Monday, February 27, 2017

Brief Notes: The Enlightenment and Its Legacy


The Enlightenment period really had quite an effect on the world that is still felt today.  Some may think it’s good and others may think it’s bad.  I would say that it’s been good, on the whole.  I think that it has affected people through both politics and scientific fields, to be sure. 

Not that I think that it was all so good, there were some flaws.  Perhaps setting up Reason as a sort of idol, though this certainly was not the intention, may have altered the notion that Reason is a tool more than a source of goodness (or of badness, for that matter). 
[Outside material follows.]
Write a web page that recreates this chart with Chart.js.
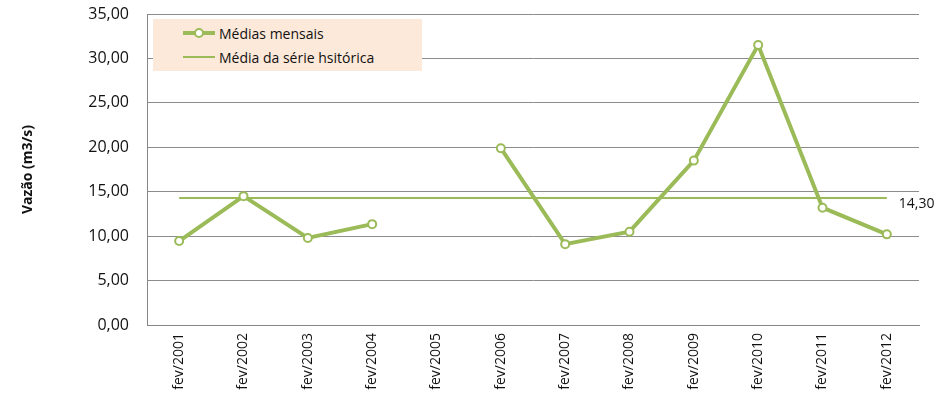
<!DOCTYPE html>
<html>
<head>
<meta charset="utf-8">
<script src="https://cdn.jsdelivr.net/npm/chart.js@4"></script>
<style>
  body { margin: 0; background: #fff; }
  #wrap { position: relative; width: 939px; height: 405px; }
  #legend {
    position: absolute; left: 153px; top: 19px; width: 269px; height: 52px;
    background: #FDE9D9; font-family: "Open Sans", sans-serif; font-size: 14px; color: #111;
  }
  .item { position: absolute; left: 30px; height: 20px; display: flex; align-items: center; }
  .sw { position: relative; width: 32px; height: 20px; margin-right: 4px; }
  .sw .ln { position: absolute; left: 0; right: 0; top: 50%; background: #9BBB59; }
  .sw .pt { position: absolute; left: 11px; top: 5px; width: 6px; height: 6px; border: 2px solid #9BBB59; border-radius: 50%; background: #fff; }
</style>
</head>
<body>
<div id="wrap">
  <canvas id="myChart" width="939" height="405"></canvas>
  <div id="legend">
    <div class="item" style="top:4px"><div class="sw"><div class="ln" style="height:4px;margin-top:-2px"></div><div class="pt"></div></div>Médias mensais</div>
    <div class="item" style="top:28px"><div class="sw"><div class="ln" style="height:2px;margin-top:-1px"></div></div>Média da série hsitórica</div>
  </div>
</div>
<script>
const labels = ['fev/2001', 'fev/2002', 'fev/2003', 'fev/2004', 'fev/2005', 'fev/2006',
  'fev/2007', 'fev/2008', 'fev/2009', 'fev/2010', 'fev/2011', 'fev/2012'];
const mediasMensais = [9.45, 14.5, 9.8, 11.35, null, 19.9, 9.1, 10.5, 18.5, 31.5, 13.2, 10.2];
const mediaHistorica = 14.30;

const fmt = v => v.toFixed(2).replace('.', ',');

// rótulo "14,30" ao final da linha da média
const avgLabel = {
  id: 'avgLabel',
  afterDatasetsDraw(chart) {
    const meta = chart.getDatasetMeta(1);
    const last = meta.data[meta.data.length - 1];
    const c = chart.ctx;
    c.save();
    c.font = '14px "Open Sans", sans-serif';
    c.fillStyle = '#111';
    c.textBaseline = 'middle';
    c.fillText(fmt(mediaHistorica), last.x + 12, last.y + 6);
    c.restore();
  }
};

const ctx = document.getElementById('myChart').getContext('2d');
const data = {
  labels: labels,
  datasets: [
    {
      label: 'Médias mensais',
      data: mediasMensais,
      borderColor: '#9BBB59',
      backgroundColor: '#fff',
      borderWidth: 4,
      pointRadius: 4,
      pointBorderWidth: 2,
      pointBackgroundColor: '#fff',
      pointBorderColor: '#9BBB59',
      spanGaps: false,
      tension: 0,
      order: 0,
    },
    {
      label: 'Média da série hsitórica',
      data: labels.map(() => mediaHistorica),
      borderColor: '#9BBB59',
      borderWidth: 2,
      pointRadius: 0,
      order: 1,
    },
  ],
};

const config = {
  type: 'line',
  data: data,
  plugins: [avgLabel],
  options: {
    responsive: false,
    animation: false,
    layout: { padding: { top: 14, right: 20, left: 0, bottom: 0 } },
    plugins: {
      legend: { display: false },
      tooltip: { enabled: false },
    },
    scales: {
      x: {
        offset: true,
        grid: { display: false, drawTicks: false, offset: true },
        border: { color: '#868686', width: 1 },
        ticks: {
          color: '#111',
          font: { family: 'Open Sans', size: 14 },
          minRotation: 90, maxRotation: 90, padding: 8,
        },
        afterFit: s => { s.height = 80; },
      },
      y: {
        min: 0, max: 35,
        grid: { color: '#8C8C8C', drawTicks: true, tickLength: 18, tickColor: 'rgba(0,0,0,0)' },
        border: { color: '#868686', width: 1 },
        ticks: {
          stepSize: 5, padding: 0, color: '#111',
          font: { family: 'Open Sans', size: 16 },
          callback: v => fmt(v),
        },
        title: {
          display: true, text: 'Vazão (m3/s)', color: '#111',
          font: { family: 'Open Sans', size: 14, weight: 'bold' },
          padding: { top: 20, bottom: 0 },
        },
        afterFit: s => { s.width = 147; },
      },
    },
  },
};

Chart.defaults.color = '#111';
const vazaoChart = new Chart(ctx, config);
</script>
</body>
</html>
We may be the heirs—and bankrupt heirs—of the Enlightenment.  Looking at the current climate today with so much pseudo-science and proto-logical thinking being used by people to manipulate others, I wonder if the Enlightenment was just a blip on the screen of human history?
Sapere aude!   (“Dare to reason!”)

One good thing of the Enlightenment was the evening out of the playing field of human beings.  That is, those in the movement really believed that all human beings at any time were capable of using reason to lift themselves out of their predicament.  This may have been too naive simply because human beings are as much emotional as rational.  In my view, it can be faulted more for its optimism than for its failure. 

To state that variant ideas and cultural customs are more idiosyncratic than inherent is quite a radical approach to anthropology.  If true, this would mean that people can cooperate and do things without much conflict. 

Today, I think that we have to be careful about imposing our world-view on others (and, ironically, this means an Enlightenment attitude to the world), but seeing people as rational individuals capable of doing things together—I would think this is a positive feature of Enlightenment thinking.